INSTRUCTIONS TO FOLLOW:
Omit all pictures, then retype the data exactly as given.

GIVEN MATERIAL:
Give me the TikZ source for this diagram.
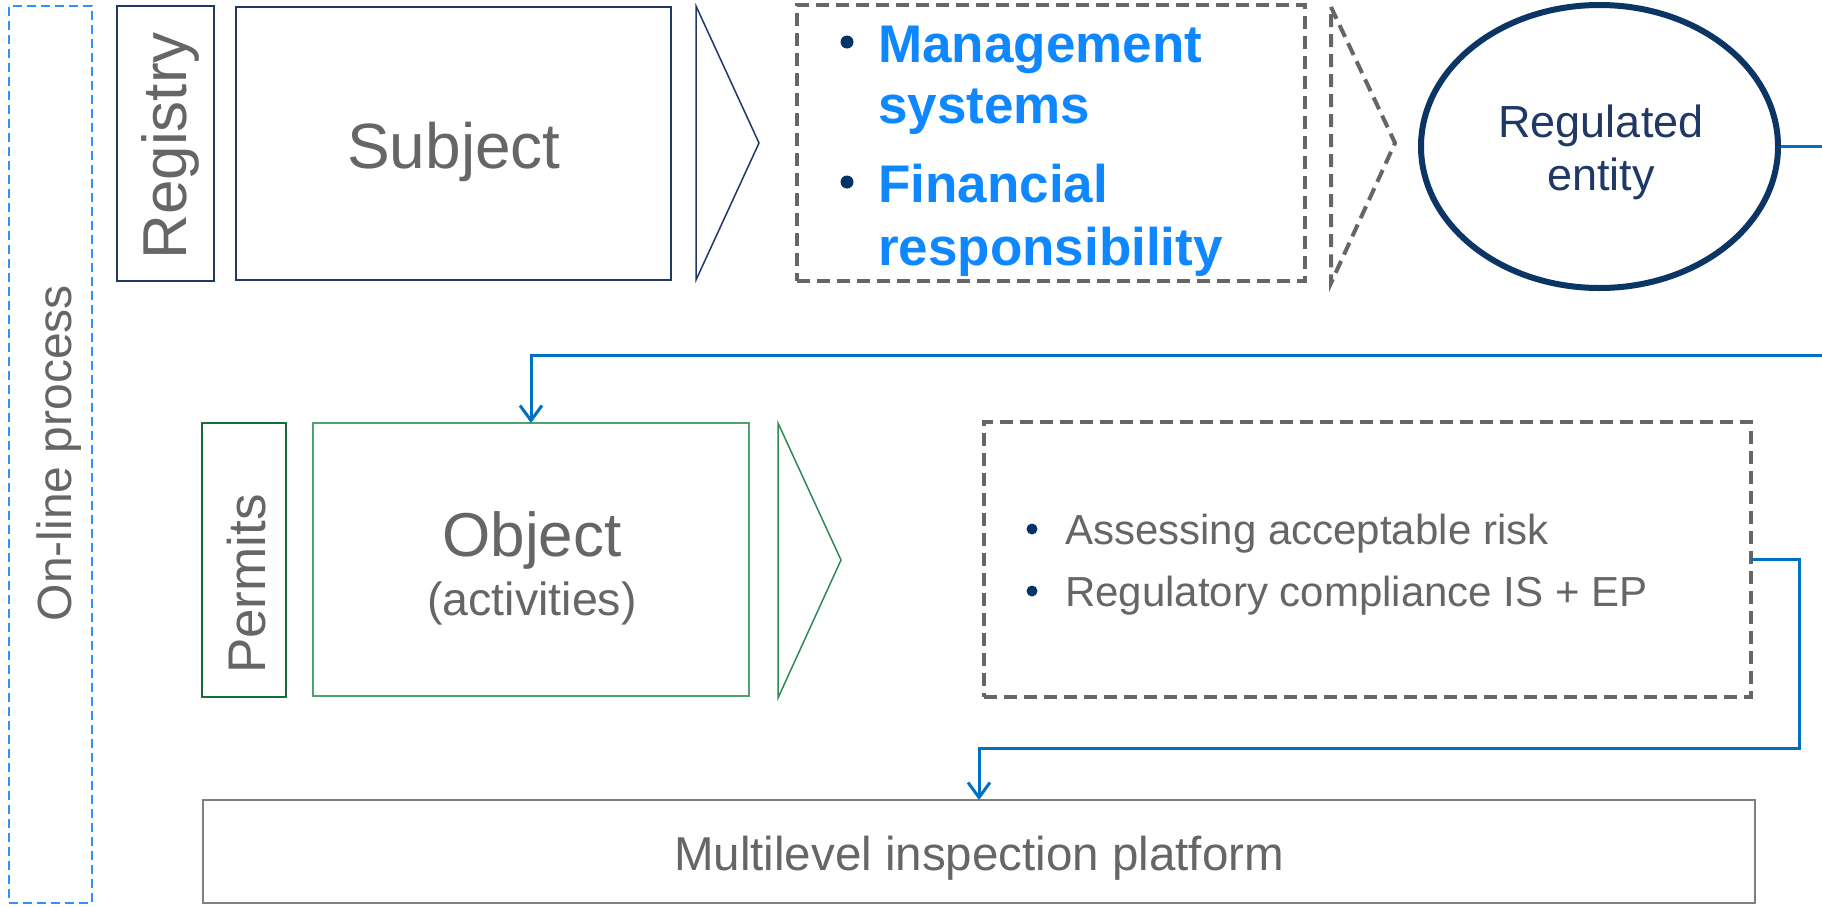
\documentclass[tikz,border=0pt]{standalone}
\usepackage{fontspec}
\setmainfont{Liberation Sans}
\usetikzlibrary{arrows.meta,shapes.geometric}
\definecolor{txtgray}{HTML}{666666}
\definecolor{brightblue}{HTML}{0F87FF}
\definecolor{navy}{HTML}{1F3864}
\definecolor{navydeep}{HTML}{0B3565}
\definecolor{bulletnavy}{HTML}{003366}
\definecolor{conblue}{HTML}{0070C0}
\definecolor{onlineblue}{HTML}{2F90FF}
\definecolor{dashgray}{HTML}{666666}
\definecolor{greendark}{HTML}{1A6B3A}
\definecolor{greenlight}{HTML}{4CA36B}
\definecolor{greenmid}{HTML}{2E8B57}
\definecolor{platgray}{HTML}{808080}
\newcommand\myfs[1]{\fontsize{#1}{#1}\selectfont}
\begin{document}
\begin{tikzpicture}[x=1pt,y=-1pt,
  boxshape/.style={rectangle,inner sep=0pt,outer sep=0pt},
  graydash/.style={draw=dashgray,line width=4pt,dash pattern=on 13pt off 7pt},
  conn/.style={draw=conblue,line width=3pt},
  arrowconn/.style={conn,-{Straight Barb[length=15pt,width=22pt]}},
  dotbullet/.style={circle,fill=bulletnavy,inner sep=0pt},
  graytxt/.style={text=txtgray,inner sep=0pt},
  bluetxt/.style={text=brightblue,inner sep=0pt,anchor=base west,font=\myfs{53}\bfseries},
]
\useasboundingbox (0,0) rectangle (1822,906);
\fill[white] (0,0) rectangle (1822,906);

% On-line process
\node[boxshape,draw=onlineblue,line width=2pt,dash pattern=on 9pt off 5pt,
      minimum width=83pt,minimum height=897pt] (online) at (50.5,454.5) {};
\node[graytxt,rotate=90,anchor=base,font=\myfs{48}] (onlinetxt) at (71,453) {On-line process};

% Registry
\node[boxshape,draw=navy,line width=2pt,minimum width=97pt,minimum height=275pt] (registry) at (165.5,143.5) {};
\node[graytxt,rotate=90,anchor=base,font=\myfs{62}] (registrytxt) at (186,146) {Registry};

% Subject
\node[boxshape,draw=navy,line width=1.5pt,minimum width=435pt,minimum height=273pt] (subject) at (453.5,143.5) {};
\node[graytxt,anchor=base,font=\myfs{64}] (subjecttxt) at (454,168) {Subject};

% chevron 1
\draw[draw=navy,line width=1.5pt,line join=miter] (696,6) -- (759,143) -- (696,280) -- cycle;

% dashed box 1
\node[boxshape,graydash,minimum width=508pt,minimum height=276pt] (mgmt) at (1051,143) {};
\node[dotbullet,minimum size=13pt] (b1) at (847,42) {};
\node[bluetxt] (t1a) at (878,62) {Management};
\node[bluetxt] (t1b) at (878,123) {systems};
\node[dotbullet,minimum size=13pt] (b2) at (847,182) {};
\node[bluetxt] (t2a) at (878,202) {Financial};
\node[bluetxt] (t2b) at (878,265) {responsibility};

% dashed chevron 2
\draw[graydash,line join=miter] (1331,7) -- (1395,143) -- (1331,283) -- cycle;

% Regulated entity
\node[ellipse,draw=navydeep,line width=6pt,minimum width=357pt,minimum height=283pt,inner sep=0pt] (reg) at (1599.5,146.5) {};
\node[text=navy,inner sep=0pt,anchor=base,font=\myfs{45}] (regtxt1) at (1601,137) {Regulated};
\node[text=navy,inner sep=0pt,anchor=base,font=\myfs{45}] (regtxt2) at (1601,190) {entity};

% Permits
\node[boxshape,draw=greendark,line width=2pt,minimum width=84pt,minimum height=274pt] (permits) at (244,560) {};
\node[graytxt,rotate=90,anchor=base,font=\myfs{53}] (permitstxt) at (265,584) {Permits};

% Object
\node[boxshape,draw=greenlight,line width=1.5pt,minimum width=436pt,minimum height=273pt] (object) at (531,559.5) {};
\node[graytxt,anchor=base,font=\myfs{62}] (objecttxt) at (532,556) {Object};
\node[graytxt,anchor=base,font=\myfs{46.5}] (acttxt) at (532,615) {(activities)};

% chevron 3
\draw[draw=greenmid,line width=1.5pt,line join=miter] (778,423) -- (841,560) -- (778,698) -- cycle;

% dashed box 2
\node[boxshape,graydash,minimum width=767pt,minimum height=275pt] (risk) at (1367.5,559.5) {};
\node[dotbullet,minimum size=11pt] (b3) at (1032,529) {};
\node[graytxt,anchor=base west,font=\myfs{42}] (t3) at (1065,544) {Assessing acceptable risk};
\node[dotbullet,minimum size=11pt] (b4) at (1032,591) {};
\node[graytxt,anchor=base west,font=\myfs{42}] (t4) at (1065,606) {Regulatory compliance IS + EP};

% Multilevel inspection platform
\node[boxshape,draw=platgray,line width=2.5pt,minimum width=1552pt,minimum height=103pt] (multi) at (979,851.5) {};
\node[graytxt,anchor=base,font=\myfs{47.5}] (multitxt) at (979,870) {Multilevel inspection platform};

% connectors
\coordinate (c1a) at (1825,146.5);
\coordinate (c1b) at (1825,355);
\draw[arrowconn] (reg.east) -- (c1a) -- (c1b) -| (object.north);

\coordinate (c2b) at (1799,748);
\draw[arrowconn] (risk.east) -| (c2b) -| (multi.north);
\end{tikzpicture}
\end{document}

COMPLETE ANSWER:
Give me the TikZ source for this diagram.
\documentclass[tikz,border=0pt]{standalone}
\usepackage{fontspec}
\setmainfont{Liberation Sans}
\usetikzlibrary{arrows.meta,shapes.geometric}
\definecolor{txtgray}{HTML}{666666}
\definecolor{brightblue}{HTML}{0F87FF}
\definecolor{navy}{HTML}{1F3864}
\definecolor{navydeep}{HTML}{0B3565}
\definecolor{bulletnavy}{HTML}{003366}
\definecolor{conblue}{HTML}{0070C0}
\definecolor{onlineblue}{HTML}{2F90FF}
\definecolor{dashgray}{HTML}{666666}
\definecolor{greendark}{HTML}{1A6B3A}
\definecolor{greenlight}{HTML}{4CA36B}
\definecolor{greenmid}{HTML}{2E8B57}
\definecolor{platgray}{HTML}{808080}
\newcommand\myfs[1]{\fontsize{#1}{#1}\selectfont}
\begin{document}
\begin{tikzpicture}[x=1pt,y=-1pt,
  boxshape/.style={rectangle,inner sep=0pt,outer sep=0pt},
  graydash/.style={draw=dashgray,line width=4pt,dash pattern=on 13pt off 7pt},
  conn/.style={draw=conblue,line width=3pt},
  arrowconn/.style={conn,-{Straight Barb[length=15pt,width=22pt]}},
  dotbullet/.style={circle,fill=bulletnavy,inner sep=0pt},
  graytxt/.style={text=txtgray,inner sep=0pt},
  bluetxt/.style={text=brightblue,inner sep=0pt,anchor=base west,font=\myfs{53}\bfseries},
]
\useasboundingbox (0,0) rectangle (1822,906);
\fill[white] (0,0) rectangle (1822,906);

% On-line process
\node[boxshape,draw=onlineblue,line width=2pt,dash pattern=on 9pt off 5pt,
      minimum width=83pt,minimum height=897pt] (online) at (50.5,454.5) {};
\node[graytxt,rotate=90,anchor=base,font=\myfs{48}] (onlinetxt) at (71,453) {On-line process};

% Registry
\node[boxshape,draw=navy,line width=2pt,minimum width=97pt,minimum height=275pt] (registry) at (165.5,143.5) {};
\node[graytxt,rotate=90,anchor=base,font=\myfs{62}] (registrytxt) at (186,146) {Registry};

% Subject
\node[boxshape,draw=navy,line width=1.5pt,minimum width=435pt,minimum height=273pt] (subject) at (453.5,143.5) {};
\node[graytxt,anchor=base,font=\myfs{64}] (subjecttxt) at (454,168) {Subject};

% chevron 1
\draw[draw=navy,line width=1.5pt,line join=miter] (696,6) -- (759,143) -- (696,280) -- cycle;

% dashed box 1
\node[boxshape,graydash,minimum width=508pt,minimum height=276pt] (mgmt) at (1051,143) {};
\node[dotbullet,minimum size=13pt] (b1) at (847,42) {};
\node[bluetxt] (t1a) at (878,62) {Management};
\node[bluetxt] (t1b) at (878,123) {systems};
\node[dotbullet,minimum size=13pt] (b2) at (847,182) {};
\node[bluetxt] (t2a) at (878,202) {Financial};
\node[bluetxt] (t2b) at (878,265) {responsibility};

% dashed chevron 2
\draw[graydash,line join=miter] (1331,7) -- (1395,143) -- (1331,283) -- cycle;

% Regulated entity
\node[ellipse,draw=navydeep,line width=6pt,minimum width=357pt,minimum height=283pt,inner sep=0pt] (reg) at (1599.5,146.5) {};
\node[text=navy,inner sep=0pt,anchor=base,font=\myfs{45}] (regtxt1) at (1601,137) {Regulated};
\node[text=navy,inner sep=0pt,anchor=base,font=\myfs{45}] (regtxt2) at (1601,190) {entity};

% Permits
\node[boxshape,draw=greendark,line width=2pt,minimum width=84pt,minimum height=274pt] (permits) at (244,560) {};
\node[graytxt,rotate=90,anchor=base,font=\myfs{53}] (permitstxt) at (265,584) {Permits};

% Object
\node[boxshape,draw=greenlight,line width=1.5pt,minimum width=436pt,minimum height=273pt] (object) at (531,559.5) {};
\node[graytxt,anchor=base,font=\myfs{62}] (objecttxt) at (532,556) {Object};
\node[graytxt,anchor=base,font=\myfs{46.5}] (acttxt) at (532,615) {(activities)};

% chevron 3
\draw[draw=greenmid,line width=1.5pt,line join=miter] (778,423) -- (841,560) -- (778,698) -- cycle;

% dashed box 2
\node[boxshape,graydash,minimum width=767pt,minimum height=275pt] (risk) at (1367.5,559.5) {};
\node[dotbullet,minimum size=11pt] (b3) at (1032,529) {};
\node[graytxt,anchor=base west,font=\myfs{42}] (t3) at (1065,544) {Assessing acceptable risk};
\node[dotbullet,minimum size=11pt] (b4) at (1032,591) {};
\node[graytxt,anchor=base west,font=\myfs{42}] (t4) at (1065,606) {Regulatory compliance IS + EP};

% Multilevel inspection platform
\node[boxshape,draw=platgray,line width=2.5pt,minimum width=1552pt,minimum height=103pt] (multi) at (979,851.5) {};
\node[graytxt,anchor=base,font=\myfs{47.5}] (multitxt) at (979,870) {Multilevel inspection platform};

% connectors
\coordinate (c1a) at (1825,146.5);
\coordinate (c1b) at (1825,355);
\draw[arrowconn] (reg.east) -- (c1a) -- (c1b) -| (object.north);

\coordinate (c2b) at (1799,748);
\draw[arrowconn] (risk.east) -| (c2b) -| (multi.north);
\end{tikzpicture}
\end{document}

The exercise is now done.